A Gol ainda está no Chapter 11, e a Azul ainda está finalizando suas negociações. As duas têm passos a dar em suas reestruturações.

Como será a dívida dessa nova empresa? Será menos alavancada?
No memorando de entendimento falamos que a companhia resultando da fusão não pode ser mais endividada do que a Gol no momento de sair do Chapter 11. E, no plano apresentado pela Gol, a alavancagem se reduz rapidamente, até 1,9 vez (a dívida líquida pelo Ebitda, o lucro antes de juros, impostos, depreciação e amortização). Não vamos fazer uma transação que eleve a alavancagem. Se você está pedindo para as pessoas ajudarem a financiar a saída da Gol, elas querem saber como será o endividamento no futuro, certo? A única forma de fazer essa transação é dizer a essas pessoas que a dívida não vai aumentar. Por isso, a alavancagem não pode ser mais alta.
Quando as conversas entre as duas companhias começaram?
Já teve conversas antes de eu chegar na Abra (em julho de 2023). Quando formamos a Abra, e começou o processo do Chapter 11, as conversas foram mais intensas porque já se via as empresas procurando reduzir o endividamento. E fazer essa transação com duas empresas muito alavancadas não resolveria nada.
Quando a proposta de fusão será submetida ao Cade?
Não posso comentar sobre isso porque não sei o momento e nem o tempo que o Cade vai levar. Eles têm o processo deles.
Acha que haverá alguma resistência a essa fusão no Cade ou no governo?
Espero que eles vejam essa fusão como nós enxergamos, e os benefícios de ter uma companhia resultante mais forte. Não posso antecipar o que o Cade vai dizer. Se estamos fazendo isso, é porque acreditamos que faz sentido ou seria só uma perda de tempo.
A Abra será a maior acionista dessa nova empresa resultando da fusão?

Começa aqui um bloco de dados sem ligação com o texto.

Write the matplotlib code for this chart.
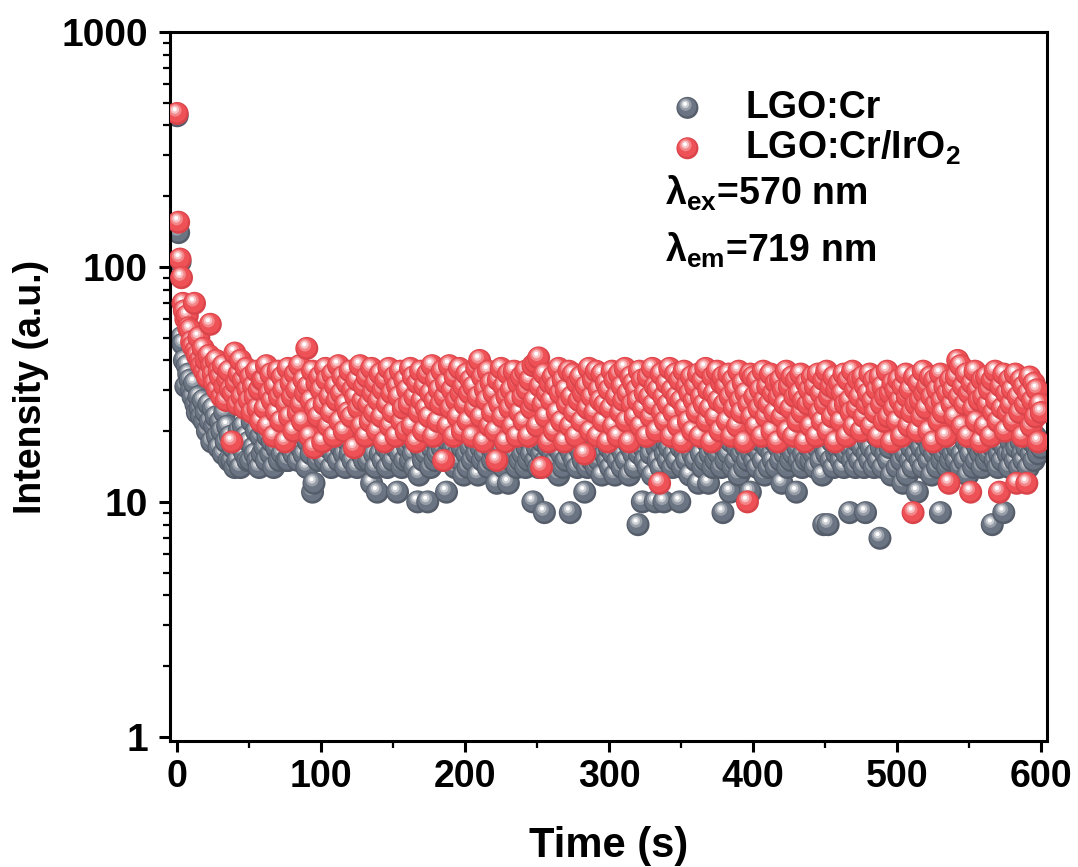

As estruturas societárias da Azul e da Gol são muito diferentes. E no caso da Gol, os credores vão converter dívida em ação. A Abra é o maior credor, então será o maior acionista da Gol. Já a Azul tem uma estrutura societária mais dispersa e no processo de reestruturação terão mais acionistas chegando. Quando juntam as companhias, como somos mais concentrados, seremos o maior acionista da nova companhia.
E qual seria o porcentual?
Ainda é muito incerto e acho que teve um mal entendimento sobre isso no memorando. O que dissemos é que vamos saber os valores quando conhecermos a estrutura das duas empresas após a reestruturação. Hoje, sem a estrutura de capital bem definida, não se pode determinar esses porcentuais. A única coisa que dizemos é que a Aura será o maior acionista individual, podendo ter mais que 10%. O quanto, ainda não sabemos.
E a nova empresa será listada na B3 e em Nova York?
No Brasil. Somos uma empresa brasileira, com metade do conselho formado por brasileiros.